What this task involves –
Any pictures should be left out; please print exactly the lines between the line with "Output the LaTeX" and the line with "minimum width=134pt, minimum", inclusive.

[Stored items from a collection]
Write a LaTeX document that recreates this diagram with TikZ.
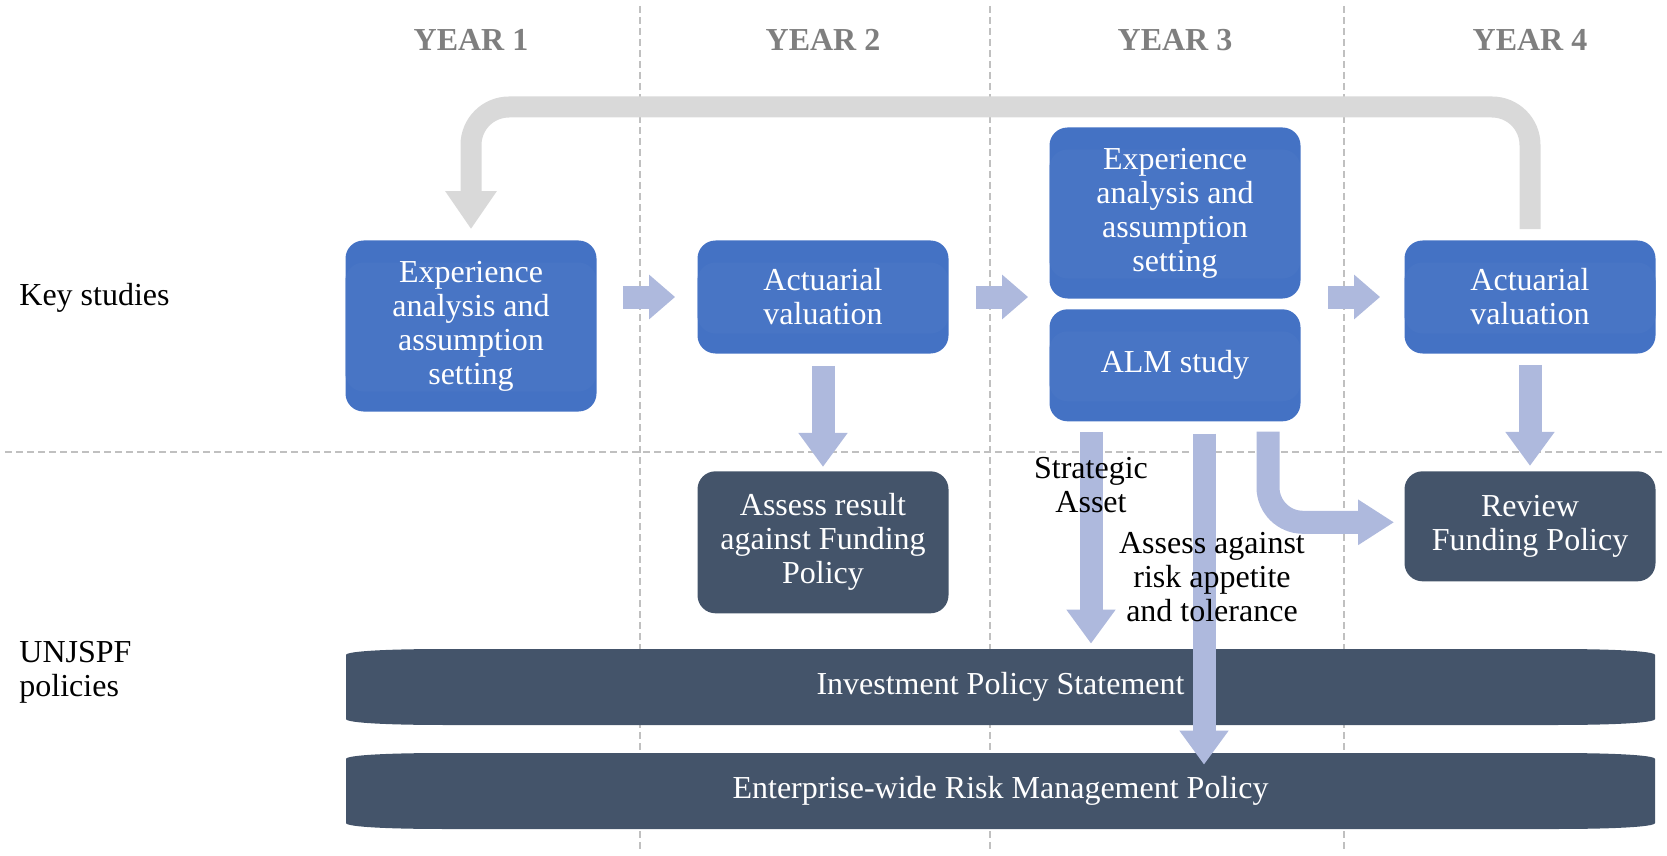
\documentclass[tikz,border=0pt]{standalone}
\usepackage{fontspec}
\setmainfont{Liberation Serif}
\usepackage{tikz}
\usetikzlibrary{arrows.meta,positioning}
\definecolor{ocean}{HTML}{4472C4}
\definecolor{slate}{HTML}{44546A}
\definecolor{haze}{HTML}{AEB9DD}
\definecolor{fog}{HTML}{D9D9D9}
\definecolor{rule}{HTML}{C0C0C0}
\definecolor{ash}{HTML}{7F7F7F}
\newcommand{\bodyfont}{\fontsize{16}{17}\selectfont}
\tikzset{
  studybox/.style={rectangle, rounded corners=9pt, fill=ocean, text=white, font=\bodyfont,
                   align=center, minimum width=125.5pt, inner sep=0pt,
    path picture={
      \fill[ocean!98!white] ([yshift=-11pt]path picture bounding box.north west)
        rectangle ([yshift=10pt]path picture bounding box.south east);
    }},
  policybox/.style={rectangle, rounded corners=9pt, fill=slate, text=white, font=\bodyfont,
                    align=center, minimum width=125.5pt, inner sep=0pt},
  policybar/.style={rectangle, minimum width=654.5pt, minimum height=38pt, inner sep=0pt,
                    text=white, font=\bodyfont,
    path picture={
      \fill[slate] ([yshift=-3pt]path picture bounding box.north west)
        .. controls +(0,2pt) and +(-28pt,0) .. ([xshift=50pt]path picture bounding box.north west)
        -- ([xshift=-50pt]path picture bounding box.north east)
        .. controls +(28pt,0) and +(0,2pt) .. ([yshift=-3pt]path picture bounding box.north east)
        -- ([yshift=3pt]path picture bounding box.south east)
        .. controls +(0,-2pt) and +(28pt,0) .. ([xshift=-50pt]path picture bounding box.south east)
        -- ([xshift=50pt]path picture bounding box.south west)
        .. controls +(-28pt,0) and +(0,-2pt) .. ([yshift=3pt]path picture bounding box.south west)
        -- cycle;
    }},
  yearlbl/.style={font=\bodyfont\bfseries, text=ash, inner sep=0pt},
  rowlbl/.style={font=\bodyfont, align=left, anchor=west, inner sep=0pt},
  lbl/.style={font=\bodyfont, align=center, inner sep=0pt},
  flow/.style={draw=haze, line width=11.5pt, -{Triangle[length=17pt, width=23.5pt]}},
  sideflow/.style={flow, -{Triangle[length=13pt, width=21.5pt]}},
  loopback/.style={draw=fog, line width=10.5pt, rounded corners=19pt,
                   -{Triangle[length=19pt, width=24.5pt]}},
  gridline/.style={draw=rule, line width=0.6pt, dash pattern=on 3.5pt off 2pt}
}

\begin{document}
\begin{tikzpicture}[x=0.5pt, y=-0.5pt]
  \useasboundingbox (0,0) rectangle (1667,856);
  \foreach \x in {640,990,1344} \draw[gridline] (\x,6) -- (\x,851);
  \draw[gridline] (5,452) -- (1662,452);

  \node[studybox, minimum height=85.5pt] (exp1) at (471,326) {Experience\\analysis and\\assumption\\setting};
  \node[studybox, minimum height=56.5pt] (act2) at (823,297) {Actuarial\\valuation};
  \node[studybox, minimum height=85.5pt] (exp3) at (1175,213) {Experience\\analysis and\\assumption\\setting};
  \node[studybox, minimum height=56pt, below=5pt of exp3] (alm3) {ALM study};
  \node[studybox, minimum height=56.5pt] (act4) at (1530,297) {Actuarial\\valuation};
  \node[policybox, minimum height=71pt, below=58.5pt of act2] (assess2) {Assess result\\against Funding\\Policy};
  \node[policybox, minimum height=55pt, below=58.5pt of act4] (review4) {Review\\Funding Policy};

  \coordinate (yearrow) at (0,40);
  \coordinate (looptop) at (0,107);
  \foreach \n/\c in {1/exp1,2/act2,3/exp3,4/act4}
    \node[yearlbl] (year\n) at (\c |- yearrow) {YEAR \n};

  \node[rowlbl] (keylbl) at (19,298) {Key studies};
  \node[rowlbl] (fundlbl) at (19,672) {UNJSPF\\policies};

  \node[policybar] (ips) at (1000.5,687) {Investment Policy Statement};
  \node[policybar] (erm) at (1000.5,791) {Enterprise-wide Risk Management Policy};

  \draw[loopback] ([yshift=5.5pt]act4.north) -- (act4.north |- looptop)
    -- (exp1.north |- looptop) -- ([yshift=5.5pt]exp1.north);

  \draw[sideflow, shorten <=13pt, shorten >=11pt] (exp1.east |- act2.west) -- (act2.west);
  \draw[sideflow, shorten <=13.5pt, shorten >=10.5pt] (act2.east) -- (exp3.west |- act2.east);
  \draw[sideflow, shorten <=13.5pt, shorten >=12pt] (exp3.east |- act4.west) -- (act4.west);
  \draw[flow, shorten <=6pt, shorten >=2pt] (act2) -- (assess2);
  \draw[flow, shorten <=5.5pt, shorten >=2.5pt] (act4) -- (review4);
  \draw[flow, shorten <=5pt, shorten >=2.5pt] ([xshift=-42pt]alm3.south) -- ([xshift=-42pt]alm3.south |- ips.north);
  \draw[flow, shorten <=6pt, shorten >=-6pt] ([xshift=14.5pt]alm3.south) -- ([xshift=14.5pt]alm3.south |- erm.north);
  \draw[flow, rounded corners=17.5pt, shorten <=5pt, shorten >=5pt,
        -{Triangle[length=18pt, width=21.5pt]}] ([xshift=46.5pt]alm3.south) |- ([yshift=2pt]review4.west);

  \node[lbl] (stratlbl) at (1091,485) {Strategic\\Asset};
  \node[lbl] (risklbl) at (1212,577) {Assess against\\risk appetite\\and tolerance};
\end{tikzpicture}
\end{document}
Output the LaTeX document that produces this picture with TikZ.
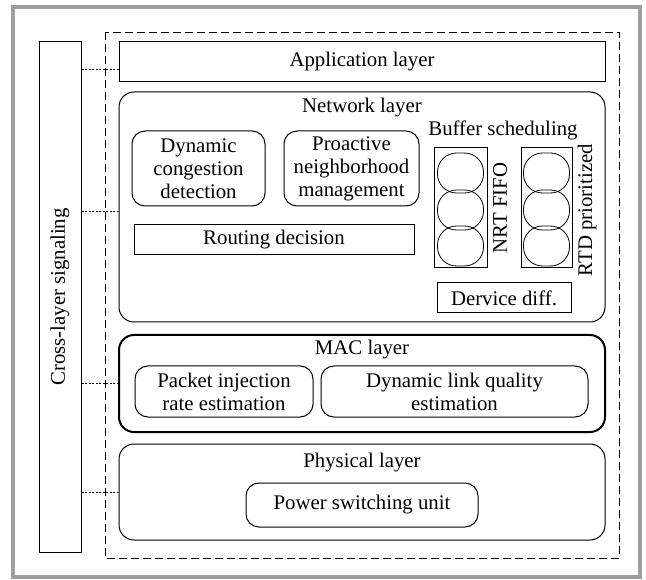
\documentclass[tikz,border=0pt]{standalone}
\usepackage{fontspec}
\setmainfont{Liberation Serif}
\begin{document}
\begin{tikzpicture}[x=1pt, y=-1pt, line width=1pt,
	font=\fontsize{20.8}{23}\selectfont,
	box/.style={draw, rectangle, inner sep=0pt, align=center},
	layer/.style={draw, rounded corners=15pt, inner sep=0pt},
	unit/.style={draw, rounded corners=13pt, inner sep=0pt, align=center},
	slot/.style={draw, rounded corners=19pt, inner sep=0pt, line width=0.8pt, minimum width=46pt, minimum height=40pt},
	title/.style={inner sep=0pt},
	link/.style={dash pattern=on 2pt off 1.5pt, line width=0.8pt}]
	\useasboundingbox (0,0) rectangle (646,580);
	\draw[line width=4pt, black!38] (13,7) rectangle (640,577);
	\draw[dash pattern=on 8pt off 4pt, line width=0.9pt] (105,32) rectangle (619,558);
	
	\node[box, rotate=90, minimum width=510pt, minimum height=42pt] (sig) at (60,297) {Cross-layer signaling};
	
	\node[box, minimum width=486pt, minimum height=40pt] (app) at (362,62) {Application layer};
	
	\node[layer, minimum width=486pt, minimum height=230pt] (net) at (362,207) {};
	\node[title] (nettitle) at (362,108) {Network layer};
	\node[unit, minimum width=133pt, minimum height=75pt] (cong) at (198.5,168.5) {Dynamic\\congestion\\detection};
	\node[unit, minimum width=135pt, minimum height=75pt] (neigh) at (351.5,168.5) {Proactive\\neighborhood\\management};
	\node[box, minimum width=280pt, minimum height=30pt] (route) at (274,240) {Routing decision};
	\node[title] (buf) at (503,130) {Buffer scheduling};
	\node[box, minimum width=53pt, minimum height=120pt] (nrt) at (460.5,208) {};
	\node[box, minimum width=51pt, minimum height=120pt] (rtd) at (546.5,208) {};
	\foreach \i/\y in {1/173,2/210,3/246} {
		\node[slot] (nrt\i) at (460.5,\y) {};
		\node[slot] (rtd\i) at (546.5,\y) {};
	}
	\node[title, rotate=90] (nrtlabel) at (500,208) {NRT FIFO};
	\node[title, rotate=90] (rtdlabel) at (587,210) {RTD prioritized};
	\node[box, minimum width=134pt, minimum height=30pt] (dev) at (504,298) {Dervice diff.};
	
	\node[layer, line width=2pt, minimum width=486pt, minimum height=97pt] (mac) at (362,383.5) {};
	\node[title] (mactitle) at (362,350) {MAC layer};
	\node[unit, minimum width=178pt, minimum height=51pt] (inj) at (224,391.5) {Packet injection\\rate estimation};
	\node[unit, minimum width=267pt, minimum height=51pt] (lq) at (454.5,391.5) {Dynamic link quality\\estimation};
	
	\node[layer, minimum width=486pt, minimum height=96pt] (phy) at (362,492) {};
	\node[title] (phytitle) at (362,463) {Physical layer};
	\node[unit, minimum width=232pt, minimum height=44pt] (psu) at (362,505) {Power switching unit};
	
	% signaling links (sig is turned, so its right side is sig.south)
	\coordinate (appin) at ([yshift=-7pt]app.west);
	\coordinate (netin) at ([yshift=-4pt]net.west);
	\draw[link] (appin -| sig.south) -- (appin);
	\draw[link] (netin -| sig.south) -- (netin);
	\draw[link] (mac.west -| sig.south) -- (mac.west);
	\draw[link] (phy.west -| sig.south) -- (phy.west);
\end{tikzpicture}
\end{document}
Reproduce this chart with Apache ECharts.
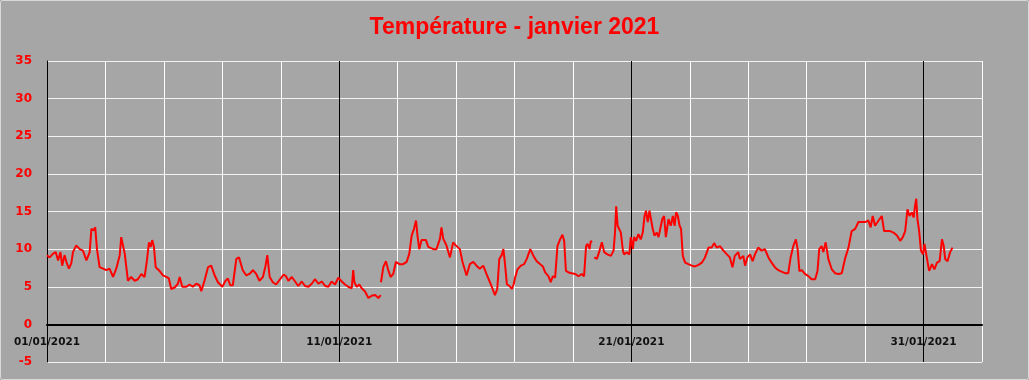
<!DOCTYPE html>
<html>
<head>
<meta charset="utf-8">
<script src="https://cdn.jsdelivr.net/npm/echarts@6/dist/echarts.min.js"></script>
<style>
html,body{margin:0;padding:0;background:#a6a6a6;}
#chart{width:1029px;height:380px;}
</style>
</head>
<body>
<div id="chart"></div>
<script>
// Time in days since 01/01/2021 00:00
const days = [
0.00,0.09,0.21,0.30,0.38,0.46,0.52,0.60,0.68,0.75,0.83,0.89,1.00,1.12,1.23,1.35,1.46,1.52,1.60,1.65,1.71,1.80,1.92,2.03,2.14,2.26,2.37,2.49,2.54,2.60,2.66,2.77,2.88,3.00,3.11,3.23,3.34,3.42,3.49,3.55,3.60,3.66,3.72,3.83,3.97,4.08,4.17,4.25,4.37,4.48,4.54,4.63,4.77,4.88,4.99,5.11,5.22,5.28,5.39,5.51,5.62,5.74,5.85,6.00,6.11,6.19,6.27,6.36,6.48,6.57,6.70,6.82,6.93,7.05,7.16,7.27,7.39,7.48,7.54,7.62,7.73,7.84,
8.00,8.09,8.18,8.26,8.38,8.49,8.60,8.72,8.83,8.95,9.06,9.17,9.29,9.40,9.52,9.63,9.74,9.86,9.97,10.09,10.20,10.31,10.43,10.48,10.52,10.60,10.69,10.77,10.88,11.00,11.11,11.23,11.34,11.42,11.425,11.43,11.51,11.60,11.68,11.76,11.85,11.94,12.06,12.19,12.31,12.40,12.48,12.56,12.63,12.68,12.74,12.82,12.97,13.05,13.22,13.33,13.45,13.50,13.56,13.67,13.79,13.90,13.99,14.13,14.22,14.36,14.47,14.59,14.70,14.81,14.93,15.04,15.16,15.25,15.33,15.41,
15.48,15.56,15.62,15.68,15.74,15.83,15.91,15.97,16.02,16.10,16.22,16.33,16.42,16.54,16.65,16.76,16.88,16.97,17.05,17.16,17.24,17.31,17.39,17.47,17.56,17.64,17.70,17.76,17.85,17.96,18.08,18.19,18.30,18.38,18.45,18.50,18.57,18.61,18.65,18.69,18.73,18.82,18.91,18.99,19.07,19.18,19.30,19.39,19.44,19.48,19.53,19.59,19.64,19.71,19.75,19.84,19.93,19.98,20.05,20.09,20.16,20.24,20.32,20.39,20.45,20.50,20.56,20.62,20.68,20.73,20.79,20.87,20.93,21.01,21.06,21.12,21.18,21.27,21.35,21.42,21.48,21.53,21.59,21.65,21.70,21.76,21.84,21.95,22.07,22.18,22.30,22.41,22.52,22.64,22.75,22.83,22.92,23.03,23.15,23.27,
23.37,23.46,23.54,23.66,23.71,23.83,23.89,23.97,24.06,24.15,24.23,24.34,24.46,24.57,24.69,24.80,24.91,25.03,25.14,25.26,25.37,25.45,25.54,25.63,25.69,25.75,25.83,25.94,26.06,26.17,26.29,26.37,26.43,26.51,26.57,26.65,26.74,26.86,26.97,27.09,27.20,27.31,27.43,27.54,27.66,27.77,27.89,28.00,28.11,28.19,28.26,28.34,28.46,28.57,28.65,28.74,28.86,28.97,29.09,29.20,29.29,29.37,29.45,29.52,29.60,29.66,29.71,29.75,29.79,29.85,29.91,29.98,30.03,30.11,30.19,30.29,30.37,30.46,30.55,30.63,30.69,30.74,30.82,30.91,30.99
];
const temps = [
9.2,8.9,9.4,9.6,8.5,9.6,7.8,9.2,8.1,7.4,8.1,9.6,10.5,10.0,9.8,8.5,9.6,12.7,12.5,12.9,10.0,7.6,7.4,7.2,7.4,6.3,7.4,9.2,11.6,11.4,9.4,5.8,6.3,5.8,6.0,6.7,6.3,8.5,10.9,10.3,11.2,10.3,7.6,7.2,6.5,6.3,6.1,4.7,4.9,5.4,6.3,5.0,5.0,5.3,5.0,5.4,5.2,4.4,5.8,7.6,7.8,6.5,5.6,5.0,5.8,6.1,5.2,5.2,8.7,8.9,7.2,6.5,6.7,7.2,6.7,5.8,6.3,7.8,9.2,6.3,5.6,5.3,
6.1,6.6,6.4,5.8,6.3,5.7,5.1,5.7,5.1,5.0,5.4,6.0,5.4,5.7,5.1,5.0,5.7,5.3,6.2,5.7,5.3,5.0,4.8,7.2,5.6,5.0,5.3,4.8,4.4,3.5,3.8,3.9,3.5,3.9,null,5.6,7.6,8.4,7.2,6.3,6.7,8.3,8.0,8.0,8.3,9.4,11.8,12.7,13.8,11.8,10.0,11.2,11.2,10.3,10.0,10.0,11.4,12.9,11.4,10.5,8.9,10.9,10.5,10.0,8.3,6.5,8.0,8.3,7.8,7.4,7.8,6.7,5.6,4.7,3.9,4.7,
8.7,9.2,10.0,7.8,5.3,5.1,4.7,5.3,6.2,7.3,7.8,8.0,8.7,10.0,9.1,8.4,8.0,7.7,6.9,6.4,5.6,6.4,6.2,10.4,11.3,11.9,11.1,7.1,6.9,6.8,6.7,6.4,6.7,6.4,10.4,10.7,10.0,11.1,10.9,null,8.9,8.7,9.8,10.9,9.6,9.3,9.1,9.8,12.2,15.7,13.1,13.3,12.2,9.8,9.3,9.6,9.3,11.6,10.0,11.6,11.1,12.0,11.3,12.2,14.4,15.1,13.6,15.1,15.3,12.7,11.8,12.2,11.6,13.1,14.0,14.4,11.6,14.0,13.1,14.4,13.1,14.9,14.4,13.1,12.7,9.1,8.2,8.0,7.8,7.7,7.9,8.2,8.9,10.2,10.2,10.8,10.2,10.4,9.8,9.3,
8.9,7.6,9.1,9.6,8.7,9.1,7.8,8.9,9.3,8.4,9.3,10.2,9.8,10.0,8.9,8.2,7.6,7.2,7.0,6.8,6.8,8.9,10.4,11.3,10.0,7.1,7.2,6.7,6.4,6.0,6.0,7.1,10.0,10.4,9.6,10.9,8.7,7.3,6.8,6.7,6.8,8.7,10.2,12.4,12.7,13.6,13.6,13.6,13.8,12.9,14.4,13.1,13.8,14.4,12.4,12.4,12.4,12.2,11.8,11.1,11.6,12.4,15.3,14.4,14.9,14.2,15.8,16.7,14.0,12.4,9.8,9.3,10.7,8.9,7.1,8.0,7.3,8.2,8.4,11.3,10.4,8.7,8.4,9.6,10.2
];
const labeledDays = [0, 10, 20, 30];
const titleText = 'Température - janvier 2021';

function pad(n){ return (n < 10 ? '0' : '') + n; }

const seriesData = days.map((d, i) => [d, temps[i]]);

const gridTop = 61, gridHeight = 301, yMin = -5, yMax = 35;
// shift the x axis up from the grid bottom to the y=0 level
const zeroOffset = -gridHeight * (0 - yMin) / (yMax - yMin);

const chart = echarts.init(document.getElementById('chart'), null, {renderer: 'canvas'});
chart.setOption({
  animation: false,
  backgroundColor: '#a6a6a6',
  title: {
    text: titleText,
    left: 'center',
    top: 11,
    textStyle: {color: '#ff0000', fontFamily: 'Liberation Sans', fontWeight: 'bold', fontSize: 23}
  },
  graphic: [{
    type: 'rect', silent: true, z: 100,
    shape: {x: 0.5, y: 0.5, width: 1028, height: 379, r: 2},
    style: {fill: 'none', stroke: '#d9d9d9', lineWidth: 1}
  }],
  grid: {left: 47, top: gridTop, width: 935, height: gridHeight, containLabel: false, outerBoundsMode: 'none'},
  xAxis: {
    type: 'value',
    min: 0, max: 32, interval: 2,
    offset: zeroOffset,
    axisLine: {show: true, onZero: false, lineStyle: {color: '#000', width: 2}},
    axisTick: {show: false},
    axisLabel: {
      show: true, margin: 12,
      color: '#111', fontFamily: 'DejaVu Sans', fontWeight: 'bold', fontSize: 10.5,
      formatter: function (v) {
        return labeledDays.indexOf(v) >= 0 ? pad(1 + v) + '/01/2021' : '';
      }
    },
    splitLine: {show: true, lineStyle: {color: ['#000', '#fff', '#fff', '#fff', '#fff'], width: 1}}
  },
  yAxis: {
    type: 'value',
    min: yMin, max: yMax, interval: 5,
    axisLine: {show: true, onZero: false, lineStyle: {color: '#000', width: 1}},
    axisTick: {show: false},
    axisLabel: {margin: 15, color: '#ff0000', fontFamily: 'DejaVu Sans', fontWeight: 'bold', fontSize: 12},
    splitLine: {show: true, lineStyle: {color: '#f2f2f2', width: 1}}
  },
  series: [{
    type: 'line',
    data: seriesData,
    showSymbol: false,
    connectNulls: false,
    lineStyle: {color: '#ff0000', width: 2},
    z: 5
  }]
});
</script>
</body>
</html>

Result –
Output the LaTeX document that produces this picture with TikZ.
\documentclass[tikz,border=0pt]{standalone}
\usepackage{fontspec}
\setmainfont{Liberation Serif}
\begin{document}
\begin{tikzpicture}[x=1pt, y=-1pt, line width=1pt,
	font=\fontsize{20.8}{23}\selectfont,
	box/.style={draw, rectangle, inner sep=0pt, align=center},
	layer/.style={draw, rounded corners=15pt, inner sep=0pt},
	unit/.style={draw, rounded corners=13pt, inner sep=0pt, align=center},
	slot/.style={draw, rounded corners=19pt, inner sep=0pt, line width=0.8pt, minimum width=46pt, minimum height=40pt},
	title/.style={inner sep=0pt},
	link/.style={dash pattern=on 2pt off 1.5pt, line width=0.8pt}]
	\useasboundingbox (0,0) rectangle (646,580);
	\draw[line width=4pt, black!38] (13,7) rectangle (640,577);
	\draw[dash pattern=on 8pt off 4pt, line width=0.9pt] (105,32) rectangle (619,558);
	
	\node[box, rotate=90, minimum width=510pt, minimum height=42pt] (sig) at (60,297) {Cross-layer signaling};
	
	\node[box, minimum width=486pt, minimum height=40pt] (app) at (362,62) {Application layer};
	
	\node[layer, minimum width=486pt, minimum height=230pt] (net) at (362,207) {};
	\node[title] (nettitle) at (362,108) {Network layer};
	\node[unit, minimum width=133pt, minimum height=75pt] (cong) at (198.5,168.5) {Dynamic\\congestion\\detection};
	\node[unit, minimum width=135pt, minimum height=75pt] (neigh) at (351.5,168.5) {Proactive\\neighborhood\\management};
	\node[box, minimum width=280pt, minimum height=30pt] (route) at (274,240) {Routing decision};
	\node[title] (buf) at (503,130) {Buffer scheduling};
	\node[box, minimum width=53pt, minimum height=120pt] (nrt) at (460.5,208) {};
	\node[box, minimum width=51pt, minimum height=120pt] (rtd) at (546.5,208) {};
	\foreach \i/\y in {1/173,2/210,3/246} {
		\node[slot] (nrt\i) at (460.5,\y) {};
		\node[slot] (rtd\i) at (546.5,\y) {};
	}
	\node[title, rotate=90] (nrtlabel) at (500,208) {NRT FIFO};
	\node[title, rotate=90] (rtdlabel) at (587,210) {RTD prioritized};
	\node[box, minimum width=134pt, minimum height=30pt] (dev) at (504,298) {Dervice diff.};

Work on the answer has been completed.